- [Short exercise] Retype only the lines from the top of the records to the line with "ax = fig.add_axes([427", including that line but none of the pictures.

- [The data]
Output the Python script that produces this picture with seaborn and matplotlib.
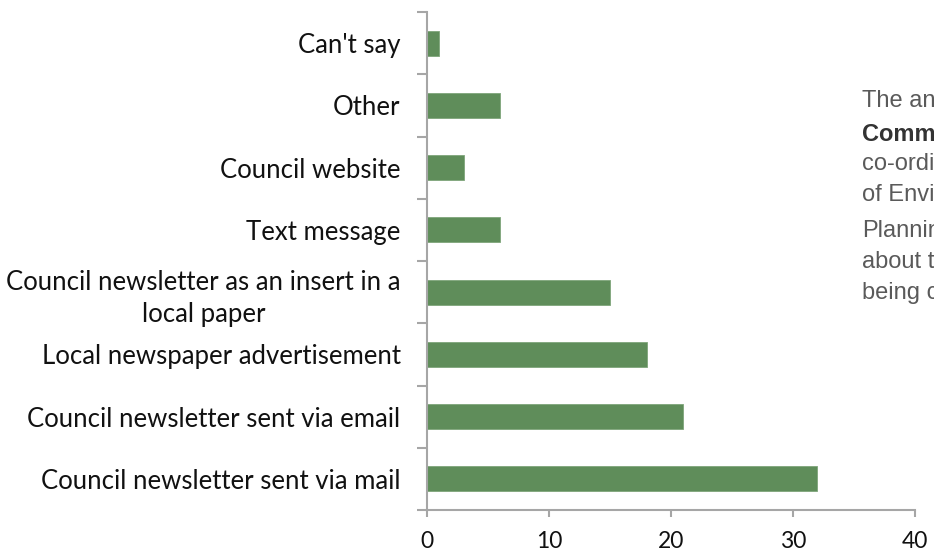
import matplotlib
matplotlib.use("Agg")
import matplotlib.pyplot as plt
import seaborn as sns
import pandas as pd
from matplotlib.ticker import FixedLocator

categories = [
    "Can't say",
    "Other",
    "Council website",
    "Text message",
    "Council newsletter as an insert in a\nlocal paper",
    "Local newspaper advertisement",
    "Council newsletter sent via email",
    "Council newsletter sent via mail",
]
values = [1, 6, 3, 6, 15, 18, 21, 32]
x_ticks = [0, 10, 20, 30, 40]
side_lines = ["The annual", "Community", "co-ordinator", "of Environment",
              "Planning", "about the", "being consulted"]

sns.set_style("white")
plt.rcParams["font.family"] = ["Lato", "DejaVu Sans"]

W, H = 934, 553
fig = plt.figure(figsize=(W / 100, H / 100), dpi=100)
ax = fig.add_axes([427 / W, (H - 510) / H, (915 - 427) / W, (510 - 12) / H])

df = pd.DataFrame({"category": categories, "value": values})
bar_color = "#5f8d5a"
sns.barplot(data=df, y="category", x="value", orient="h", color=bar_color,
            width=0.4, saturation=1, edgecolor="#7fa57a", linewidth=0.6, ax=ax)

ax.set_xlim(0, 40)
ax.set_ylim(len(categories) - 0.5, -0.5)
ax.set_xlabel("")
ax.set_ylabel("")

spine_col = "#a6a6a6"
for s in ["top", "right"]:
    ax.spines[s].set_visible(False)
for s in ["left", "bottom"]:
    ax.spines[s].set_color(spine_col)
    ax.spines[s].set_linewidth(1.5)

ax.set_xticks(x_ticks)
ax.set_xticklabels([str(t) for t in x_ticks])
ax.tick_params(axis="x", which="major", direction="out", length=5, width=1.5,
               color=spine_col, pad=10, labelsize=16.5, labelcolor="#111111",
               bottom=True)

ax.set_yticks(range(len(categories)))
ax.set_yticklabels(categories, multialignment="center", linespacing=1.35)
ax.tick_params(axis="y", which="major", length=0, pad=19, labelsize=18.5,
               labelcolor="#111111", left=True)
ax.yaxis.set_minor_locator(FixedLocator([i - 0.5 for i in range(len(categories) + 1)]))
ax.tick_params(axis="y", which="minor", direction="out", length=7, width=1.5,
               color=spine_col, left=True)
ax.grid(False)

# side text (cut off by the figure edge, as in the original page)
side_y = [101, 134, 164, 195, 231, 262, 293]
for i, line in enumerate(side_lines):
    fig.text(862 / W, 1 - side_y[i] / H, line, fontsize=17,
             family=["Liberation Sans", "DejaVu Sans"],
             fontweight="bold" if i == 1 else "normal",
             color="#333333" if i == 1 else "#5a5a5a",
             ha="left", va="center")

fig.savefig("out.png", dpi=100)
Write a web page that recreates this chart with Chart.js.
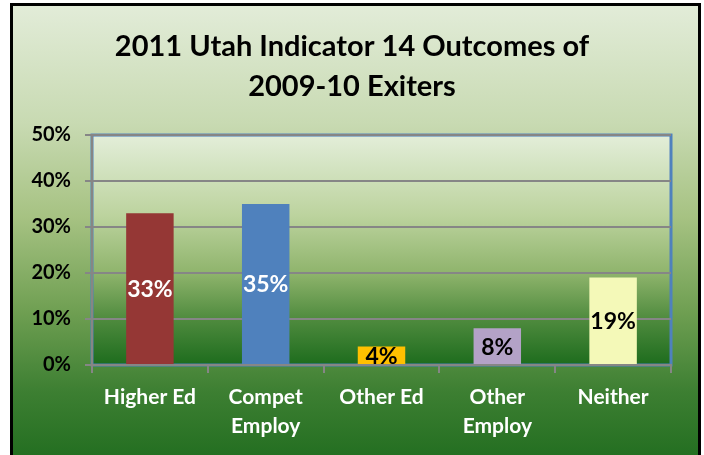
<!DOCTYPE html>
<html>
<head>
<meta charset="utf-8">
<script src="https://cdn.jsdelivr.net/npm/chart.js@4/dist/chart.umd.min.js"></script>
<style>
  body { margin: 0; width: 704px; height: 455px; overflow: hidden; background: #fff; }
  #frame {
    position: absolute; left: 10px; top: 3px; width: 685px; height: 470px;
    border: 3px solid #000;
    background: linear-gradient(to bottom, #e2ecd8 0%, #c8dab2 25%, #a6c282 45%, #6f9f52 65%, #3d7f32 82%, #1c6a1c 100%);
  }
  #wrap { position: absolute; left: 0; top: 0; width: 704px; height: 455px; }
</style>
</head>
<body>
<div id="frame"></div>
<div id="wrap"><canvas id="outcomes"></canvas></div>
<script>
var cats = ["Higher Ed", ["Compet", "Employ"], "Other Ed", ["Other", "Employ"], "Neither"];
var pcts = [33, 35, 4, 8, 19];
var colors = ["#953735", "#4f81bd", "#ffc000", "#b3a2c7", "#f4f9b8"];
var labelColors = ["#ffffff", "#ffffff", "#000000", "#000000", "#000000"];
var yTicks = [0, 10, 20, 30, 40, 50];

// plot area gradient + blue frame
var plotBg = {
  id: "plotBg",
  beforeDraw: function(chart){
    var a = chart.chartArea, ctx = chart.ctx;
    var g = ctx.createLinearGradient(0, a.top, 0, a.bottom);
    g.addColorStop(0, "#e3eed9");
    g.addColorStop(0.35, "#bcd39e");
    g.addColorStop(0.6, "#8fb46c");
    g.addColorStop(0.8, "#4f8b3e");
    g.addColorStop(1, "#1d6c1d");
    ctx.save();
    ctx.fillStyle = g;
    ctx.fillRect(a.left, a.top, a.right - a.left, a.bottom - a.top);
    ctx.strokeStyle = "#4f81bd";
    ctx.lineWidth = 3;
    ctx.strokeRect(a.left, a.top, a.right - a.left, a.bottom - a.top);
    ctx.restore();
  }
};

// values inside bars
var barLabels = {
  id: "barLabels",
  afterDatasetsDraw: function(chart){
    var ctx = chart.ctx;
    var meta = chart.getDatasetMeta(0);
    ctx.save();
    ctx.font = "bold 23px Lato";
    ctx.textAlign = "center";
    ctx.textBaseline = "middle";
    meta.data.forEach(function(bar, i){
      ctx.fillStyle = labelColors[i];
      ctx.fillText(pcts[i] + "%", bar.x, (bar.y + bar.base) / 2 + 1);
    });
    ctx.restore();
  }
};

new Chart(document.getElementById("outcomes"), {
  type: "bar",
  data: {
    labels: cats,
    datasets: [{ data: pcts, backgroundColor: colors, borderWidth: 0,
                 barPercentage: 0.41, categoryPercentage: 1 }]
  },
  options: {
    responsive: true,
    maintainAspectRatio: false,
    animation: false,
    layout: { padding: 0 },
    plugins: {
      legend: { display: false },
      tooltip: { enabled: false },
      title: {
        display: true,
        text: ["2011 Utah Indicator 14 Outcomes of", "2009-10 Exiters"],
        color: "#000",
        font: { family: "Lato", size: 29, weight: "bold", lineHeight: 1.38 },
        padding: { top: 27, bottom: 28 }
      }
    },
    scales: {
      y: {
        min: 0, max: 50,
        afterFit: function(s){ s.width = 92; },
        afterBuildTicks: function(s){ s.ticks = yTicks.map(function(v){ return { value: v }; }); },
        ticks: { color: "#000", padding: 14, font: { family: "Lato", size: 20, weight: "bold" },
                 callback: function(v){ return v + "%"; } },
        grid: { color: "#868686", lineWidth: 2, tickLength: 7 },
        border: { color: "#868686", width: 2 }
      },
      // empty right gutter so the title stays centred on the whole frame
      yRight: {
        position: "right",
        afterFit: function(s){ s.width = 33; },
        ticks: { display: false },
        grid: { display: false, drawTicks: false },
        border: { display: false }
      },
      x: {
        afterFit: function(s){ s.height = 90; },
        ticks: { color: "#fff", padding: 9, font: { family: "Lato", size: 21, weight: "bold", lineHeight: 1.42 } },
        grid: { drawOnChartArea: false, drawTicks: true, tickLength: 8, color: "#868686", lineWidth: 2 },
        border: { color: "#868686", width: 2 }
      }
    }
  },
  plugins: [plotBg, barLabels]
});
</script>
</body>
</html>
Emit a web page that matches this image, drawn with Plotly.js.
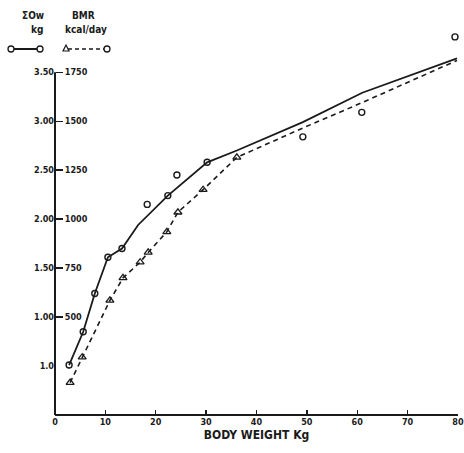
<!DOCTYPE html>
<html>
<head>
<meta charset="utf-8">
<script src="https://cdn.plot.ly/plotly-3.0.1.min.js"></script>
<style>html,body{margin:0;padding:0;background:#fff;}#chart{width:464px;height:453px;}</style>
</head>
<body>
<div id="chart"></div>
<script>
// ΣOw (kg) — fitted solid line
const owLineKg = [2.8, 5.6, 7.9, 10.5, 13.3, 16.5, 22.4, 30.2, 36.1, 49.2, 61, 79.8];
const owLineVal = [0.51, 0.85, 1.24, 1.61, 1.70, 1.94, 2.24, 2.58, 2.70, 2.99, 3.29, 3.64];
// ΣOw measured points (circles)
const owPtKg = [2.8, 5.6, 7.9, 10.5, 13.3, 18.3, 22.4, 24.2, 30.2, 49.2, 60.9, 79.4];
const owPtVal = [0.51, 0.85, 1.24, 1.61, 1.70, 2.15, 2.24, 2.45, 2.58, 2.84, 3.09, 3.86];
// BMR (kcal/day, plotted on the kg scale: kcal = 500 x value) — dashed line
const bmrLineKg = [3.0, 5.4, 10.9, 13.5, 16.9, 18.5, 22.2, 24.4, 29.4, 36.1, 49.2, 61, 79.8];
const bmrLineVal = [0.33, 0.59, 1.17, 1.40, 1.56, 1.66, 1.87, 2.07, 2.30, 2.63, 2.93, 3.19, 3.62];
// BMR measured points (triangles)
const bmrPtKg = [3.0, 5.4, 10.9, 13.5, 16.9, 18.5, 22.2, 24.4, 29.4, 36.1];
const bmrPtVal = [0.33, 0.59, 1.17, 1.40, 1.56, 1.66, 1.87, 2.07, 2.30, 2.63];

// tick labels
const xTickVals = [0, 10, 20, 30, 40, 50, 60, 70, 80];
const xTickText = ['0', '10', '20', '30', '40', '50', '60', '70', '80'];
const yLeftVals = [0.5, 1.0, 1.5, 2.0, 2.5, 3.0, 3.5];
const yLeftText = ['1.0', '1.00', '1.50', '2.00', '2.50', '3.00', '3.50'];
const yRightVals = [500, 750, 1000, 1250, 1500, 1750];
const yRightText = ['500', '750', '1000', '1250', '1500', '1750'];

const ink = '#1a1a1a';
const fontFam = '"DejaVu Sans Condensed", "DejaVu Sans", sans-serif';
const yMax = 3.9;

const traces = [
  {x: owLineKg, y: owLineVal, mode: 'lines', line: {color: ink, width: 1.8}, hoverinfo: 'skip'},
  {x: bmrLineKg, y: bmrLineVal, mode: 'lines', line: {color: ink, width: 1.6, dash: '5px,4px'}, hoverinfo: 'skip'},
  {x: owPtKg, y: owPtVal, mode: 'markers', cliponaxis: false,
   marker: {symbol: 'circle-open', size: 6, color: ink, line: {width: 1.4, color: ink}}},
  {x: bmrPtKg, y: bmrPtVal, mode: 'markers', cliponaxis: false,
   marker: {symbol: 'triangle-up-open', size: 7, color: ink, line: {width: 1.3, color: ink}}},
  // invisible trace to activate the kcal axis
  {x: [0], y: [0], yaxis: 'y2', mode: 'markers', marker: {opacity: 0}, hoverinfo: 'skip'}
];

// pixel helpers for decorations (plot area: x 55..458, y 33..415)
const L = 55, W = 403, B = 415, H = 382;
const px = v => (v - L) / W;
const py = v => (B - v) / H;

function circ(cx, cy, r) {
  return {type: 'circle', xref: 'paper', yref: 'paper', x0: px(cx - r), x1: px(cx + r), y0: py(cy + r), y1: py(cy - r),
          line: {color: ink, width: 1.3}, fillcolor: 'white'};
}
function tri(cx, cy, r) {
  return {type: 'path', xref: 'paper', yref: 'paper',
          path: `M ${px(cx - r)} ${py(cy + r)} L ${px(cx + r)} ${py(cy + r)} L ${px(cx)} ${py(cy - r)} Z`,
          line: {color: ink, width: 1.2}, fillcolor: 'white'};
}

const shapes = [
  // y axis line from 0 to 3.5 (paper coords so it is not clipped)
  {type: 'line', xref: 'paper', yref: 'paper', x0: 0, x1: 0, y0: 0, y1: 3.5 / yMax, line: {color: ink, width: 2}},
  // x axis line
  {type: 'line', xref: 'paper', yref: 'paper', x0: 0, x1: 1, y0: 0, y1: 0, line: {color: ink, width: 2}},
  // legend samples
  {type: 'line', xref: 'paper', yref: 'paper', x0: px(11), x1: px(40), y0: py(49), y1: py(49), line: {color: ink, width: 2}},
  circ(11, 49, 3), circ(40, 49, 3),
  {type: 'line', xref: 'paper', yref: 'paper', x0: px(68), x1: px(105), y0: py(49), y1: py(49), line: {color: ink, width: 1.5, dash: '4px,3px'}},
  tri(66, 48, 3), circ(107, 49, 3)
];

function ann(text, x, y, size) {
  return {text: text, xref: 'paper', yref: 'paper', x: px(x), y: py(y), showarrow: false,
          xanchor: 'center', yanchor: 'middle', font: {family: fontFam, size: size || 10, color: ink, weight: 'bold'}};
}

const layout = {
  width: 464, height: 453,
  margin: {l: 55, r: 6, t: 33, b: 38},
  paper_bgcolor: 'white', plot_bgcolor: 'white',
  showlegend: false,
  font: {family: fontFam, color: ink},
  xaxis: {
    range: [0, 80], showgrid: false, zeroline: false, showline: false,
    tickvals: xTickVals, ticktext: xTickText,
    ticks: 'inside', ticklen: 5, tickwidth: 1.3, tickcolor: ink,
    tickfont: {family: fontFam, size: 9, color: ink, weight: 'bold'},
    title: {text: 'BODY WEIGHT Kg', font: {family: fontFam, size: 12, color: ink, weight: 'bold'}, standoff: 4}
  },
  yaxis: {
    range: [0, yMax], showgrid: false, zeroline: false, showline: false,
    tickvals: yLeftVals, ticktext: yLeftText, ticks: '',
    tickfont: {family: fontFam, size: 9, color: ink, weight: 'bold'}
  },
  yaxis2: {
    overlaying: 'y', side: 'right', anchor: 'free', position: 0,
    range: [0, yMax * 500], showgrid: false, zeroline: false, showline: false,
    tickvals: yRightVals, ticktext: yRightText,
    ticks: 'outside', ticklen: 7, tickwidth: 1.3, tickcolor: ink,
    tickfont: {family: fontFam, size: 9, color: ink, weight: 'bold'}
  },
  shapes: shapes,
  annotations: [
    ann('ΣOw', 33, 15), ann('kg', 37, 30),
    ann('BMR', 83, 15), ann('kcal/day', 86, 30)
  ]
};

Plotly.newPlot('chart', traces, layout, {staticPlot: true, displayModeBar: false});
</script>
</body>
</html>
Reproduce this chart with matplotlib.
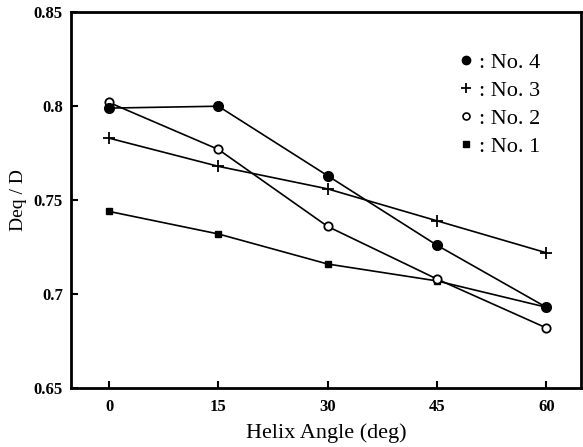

- [Final result]
Output the Python script that produces this picture with seaborn and matplotlib.
import matplotlib
matplotlib.use("Agg")
import matplotlib.pyplot as plt
import seaborn as sns
import pandas as pd
from matplotlib.ticker import FixedLocator

categories = [
    "Can't say",
    "Other",
    "Council website",
    "Text message",
    "Council newsletter as an insert in a\nlocal paper",
    "Local newspaper advertisement",
    "Council newsletter sent via email",
    "Council newsletter sent via mail",
]
values = [1, 6, 3, 6, 15, 18, 21, 32]
x_ticks = [0, 10, 20, 30, 40]
side_lines = ["The annual", "Community", "co-ordinator", "of Environment",
              "Planning", "about the", "being consulted"]

sns.set_style("white")
plt.rcParams["font.family"] = ["Lato", "DejaVu Sans"]

W, H = 934, 553
fig = plt.figure(figsize=(W / 100, H / 100), dpi=100)
ax = fig.add_axes([427 / W, (H - 510) / H, (915 - 427) / W, (510 - 12) / H])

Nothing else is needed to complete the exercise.